In that way we set the stage for a new world, where the United States participates by saving the global environment. When we think about the environment, we have to take the broadest approach toward saving the planet itself. And that means we have to get rid of all nuclear weapons. The United States must get rid of all nuclear weapons, and as president, I will lead the way toward nuclear disarmament internationally, and I’ll lead the way by signing the biological weapons convention and the chemical weapons convention and the small arms treaty and the land mine treaty, join the international criminal court, sign the Kyoto climate change treaty, and take all those steps that affirm the integrity of the planet itself. Because you cannot look at the environment in a compartmentalized way. The environment is everything and it includes all those claims for survival from people all over the world. We have to work to once and for all end war. And that’s the dream of the Department of Peace, which is a bill that I introduced in the last two Congresses which now has 50 cosponsors.
So this is an extension of your original point that you want to have a holistic approach to sustainability.
Exactly. What differentiates me from all the other candidates is that I see the whole world as one, as being interconnected and interdependent. It’s not to be divided along the lines of race, color, creed, or economic theory.
So issues are not to be divided and compartmentalized, but considered as a whole, just as you consider the people in our nation as a whole?
It’s one human family. And the United States has the obligation to sustain that human family.
I’d like to plumb this further, but I know our time is limited, so let’s move to your personal relationship to the environment.
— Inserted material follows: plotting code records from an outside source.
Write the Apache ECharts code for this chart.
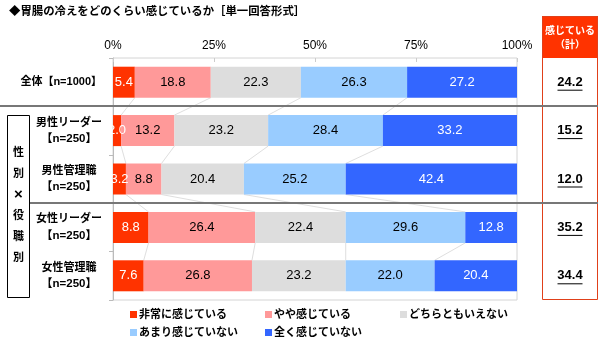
<!DOCTYPE html>
<html><head><meta charset="utf-8">
<script src="https://cdn.jsdelivr.net/npm/echarts@6/dist/echarts.min.js"></script>
<style>html,body{margin:0;padding:0;background:#fff}#c{width:600px;height:345px}</style>
</head><body><div id="c"></div>
<script>
const categories = ['全体【n=1000】', '男性リーダー【n=250】', '男性管理職【n=250】', '女性リーダー【n=250】', '女性管理職【n=250】'];
const seriesNames = ['非常に感じている', 'やや感じている', 'どちらともいえない', 'あまり感じていない', '全く感じていない'];
const veryMuch = [5.4, 2.0, 3.2, 8.8, 7.6];
const somewhat = [18.8, 13.2, 8.8, 26.4, 26.8];
const neither = [22.3, 23.2, 20.4, 22.4, 23.2];
const notMuch = [26.3, 28.4, 25.2, 29.6, 22.0];
const notAtAll = [27.2, 33.2, 42.4, 12.8, 20.4];
const feelTotal = [24.2, 15.2, 12.0, 35.2, 34.4];
const xTicks = [0, 25, 50, 75, 100];

const colors = ['#FF3300', '#FF9999', '#DDDDDD', '#99CCFF', '#3366FF'];
const labelColors = ['#fff', '#000', '#000', '#000', '#fff'];
const values = [veryMuch, somewhat, neither, notMuch, notAtAll];
const FONT = "'Liberation Sans', 'Noto Sans CJK JP', sans-serif";
const BAR_W = 31;

// connector lines between segment boundaries
const connData = [];
for (let i = 0; i < categories.length - 1; i++) {
  let a = 0, b = 0;
  for (let k = 0; k < values.length - 1; k++) {
    a += values[k][i]; b += values[k][i + 1];
    connData.push([a, b, i]);
  }
}

function catLabel(v) {
  if (v.indexOf('全体') === 0) return '{w|' + v + '}';
  const idx = v.indexOf('【');
  return '{c|' + v.slice(0, idx) + '}\n{n|' + v.slice(idx) + '}';
}

const chart = echarts.init(document.getElementById('c'), null, {renderer: 'canvas'});
const barSeries = seriesNames.map((name, k) => ({
  name, type: 'bar', stack: 'all', barWidth: BAR_W, xAxisIndex: 0, yAxisIndex: 0,
  data: values[k], itemStyle: {color: colors[k]}, z: 3,
  label: {show: true, position: 'inside', color: labelColors[k], fontSize: 13, fontFamily: FONT,
    formatter: p => p.value.toFixed(1)}
}));

const legendPos = [[130, 309], [265, 309], [400, 309], [130, 327], [265, 327]];
const legends = seriesNames.map((n, k) => ({
  data: [n], left: legendPos[k][0], top: legendPos[k][1], icon: 'rect', itemWidth: 7, itemHeight: 7,
  itemGap: 0, padding: 0, textStyle: {fontSize: 11, fontWeight: 'bold', color: '#000', fontFamily: FONT, padding: [0, 0, 0, -3]},
  selectedMode: false
}));

chart.setOption({
  animation: false,
  textStyle: {fontFamily: FONT},
  title: {text: '◆胃腸の冷えをどのくらい感じているか［単一回答形式］', left: 9, top: 6, padding: 0,
    textStyle: {fontSize: 11.4, fontWeight: 'bold', color: '#000', fontFamily: FONT}},
  legend: legends,
  grid: [
    {left: 113, right: 83, top: 58, bottom: 45, show: true, borderColor: '#d4d4d4', borderWidth: 1},
    {left: 542, right: 2, top: 58, bottom: 45, show: false}
  ],
  xAxis: [
    {type: 'value', gridIndex: 0, position: 'top', min: 0, max: 100, interval: 25,
      axisLine: {show: false}, splitLine: {show: false},
      axisTick: {show: true, inside: true, length: 4, lineStyle: {color: '#cccccc'}},
      axisLabel: {formatter: '{value}%', fontSize: 12, color: '#000', margin: 6, fontFamily: FONT}},
    {type: 'value', gridIndex: 1, min: 0, max: 1, show: false}
  ],
  yAxis: [
    {type: 'category', gridIndex: 0, data: categories, inverse: true,
      axisLine: {show: true, lineStyle: {color: '#bbbbbb'}},
      axisTick: {show: true, length: 4, lineStyle: {color: '#bbbbbb'}},
      axisLabel: {margin: 11, formatter: catLabel, align: 'right',
        rich: {
          w: {fontSize: 11, fontWeight: 'bold', color: '#000', fontFamily: FONT},
          c: {fontSize: 11, fontWeight: 'bold', color: '#000', fontFamily: FONT, width: 66, align: 'center', lineHeight: 16},
          n: {fontSize: 11.5, fontWeight: 'bold', color: '#000', fontFamily: FONT, width: 66, align: 'center', lineHeight: 16}
        }}},
    {type: 'category', gridIndex: 1, data: categories, inverse: true, show: false}
  ],
  series: barSeries.concat([
    {type: 'custom', xAxisIndex: 0, yAxisIndex: 0, z: 1, silent: true, data: connData,
      renderItem: (params, api) => {
        const i = api.value(2);
        const p1 = api.coord([api.value(0), i]);
        const p2 = api.coord([api.value(1), i + 1]);
        return {type: 'line', shape: {x1: p1[0], y1: p1[1] + BAR_W / 2, x2: p2[0], y2: p2[1] - BAR_W / 2},
          style: {stroke: '#d6d6d6', lineWidth: 0.8}};
      }},
    {type: 'custom', xAxisIndex: 1, yAxisIndex: 1, z: 5, silent: true,
      data: feelTotal.map((v, i) => [0.5, i, v]),
      renderItem: (params, api) => {
        const p = api.coord([api.value(0), api.value(1)]);
        const txt = api.value(2).toFixed(1);
        return {type: 'group', children: [
          {type: 'text', style: {text: txt, x: p[0], y: p[1], align: 'center', verticalAlign: 'middle',
            font: 'bold 13px ' + FONT, fill: '#000'}},
          {type: 'line', shape: {x1: p[0] - 12.5, y1: p[1] + 8, x2: p[0] + 12.5, y2: p[1] + 8},
            style: {stroke: '#000', lineWidth: 1}}
        ]};
      }}
  ])
});

const b1 = (chart.convertToPixel({yAxisIndex: 0}, 0) + chart.convertToPixel({yAxisIndex: 0}, 1)) / 2;
const b3 = (chart.convertToPixel({yAxisIndex: 0}, 2) + chart.convertToPixel({yAxisIndex: 0}, 3)) / 2;

chart.setOption({
  graphic: [
    {type: 'rect', shape: {x: 542, y: 16, width: 56, height: 42}, style: {fill: '#FF3300'}, z: 10},
    {type: 'rect', shape: {x: 542.5, y: 16.5, width: 55, height: 283}, style: {fill: 'none', stroke: '#E0401A', lineWidth: 1}, z: 10},
    {type: 'text', style: {text: '感じている\n（計）', x: 570, y: 38, align: 'center', verticalAlign: 'middle',
      font: 'bold 10px ' + FONT, fill: '#fff', lineHeight: 14}, z: 11},
    {type: 'line', shape: {x1: 0, y1: Math.round(b1), x2: 598, y2: Math.round(b1)}, style: {stroke: '#777', lineWidth: 2}, z: 12},
    {type: 'line', shape: {x1: 30, y1: Math.round(b3), x2: 598, y2: Math.round(b3)}, style: {stroke: '#777', lineWidth: 2}, z: 12},
    {type: 'rect', shape: {x: 7.5, y: 115.5, width: 22, height: 182}, style: {fill: '#fff', stroke: '#000', lineWidth: 1}, z: 10},
    {type: 'text', style: {text: '{k|性}\n{k|別}\n{x|×}\n{k|役}\n{k|職}\n{k|別}', x: 18.5, y: 205, align: 'center', verticalAlign: 'middle',
      rich: {
        k: {fontSize: 11, fontWeight: 'bold', fontFamily: FONT, fill: '#000', lineHeight: 21, align: 'center'},
        x: {fontSize: 15, fontWeight: 'bold', fontFamily: FONT, fill: '#000', lineHeight: 21, align: 'center'}
      }}, z: 11}
  ]
});
</script></body></html>
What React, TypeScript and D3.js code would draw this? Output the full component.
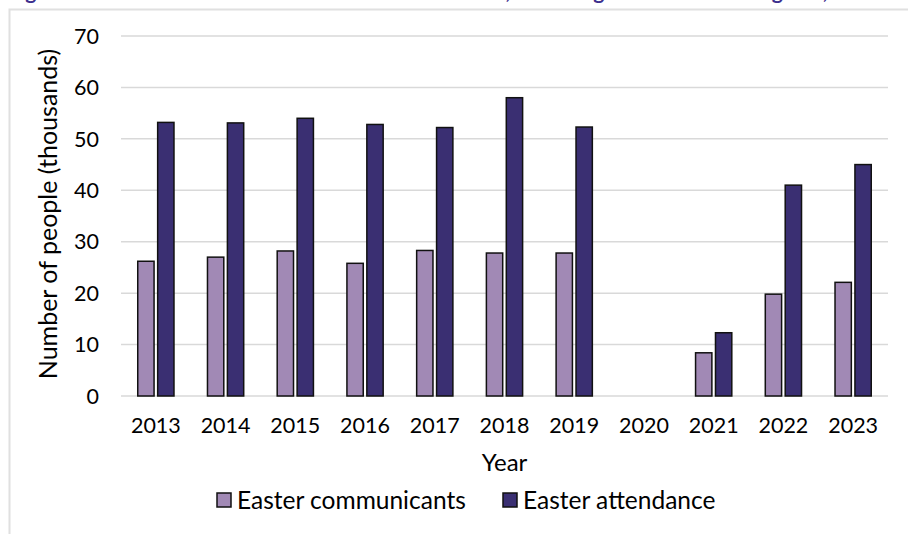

Well, for the last eight and a half years I’ve been a vegan, and everything that implies.
What does that imply?
[Veganism] translates to being a conserver of resources. The choice of food that helps to promote sustainability [translates] to a choice of an American-made car that has one of the best mileages you can get, to —
What kind of car?
It’s a Ford Focus. So I try to live it, not just [preach it]. I live in the same house in Cleveland that I’ve owned for 32 years.
Do you have energy-efficiency measures or solar on your roof?
I haven’t retrofitted my house, but I made sure that I’m part of a public power company.
Do you spend much time outdoors?
Yes, I’m constantly taking hikes. You know, I’m constantly in nature. All the time. I’m walking wherever I can walk instead of drive.
Even with your busy schedule and on the campaign trail you get to do all this?
Well, on the campaign trail, I can’t walk between stops.
But if you could you would, no doubt!
What about reading? Your policies seem to have a lot of larger theoretical underpinnings. What books have influenced you?
The people whose writings I follow include Wendell Berry and Thomas Berry and John Robbins and Paul Hawken and Amory Lovins and [other] pioneers in sustainability. My holistic view is informed by, you know, hundreds of books I’ve read. People like Michio Kushi, who wrote One Peaceful World. That’s where I come from.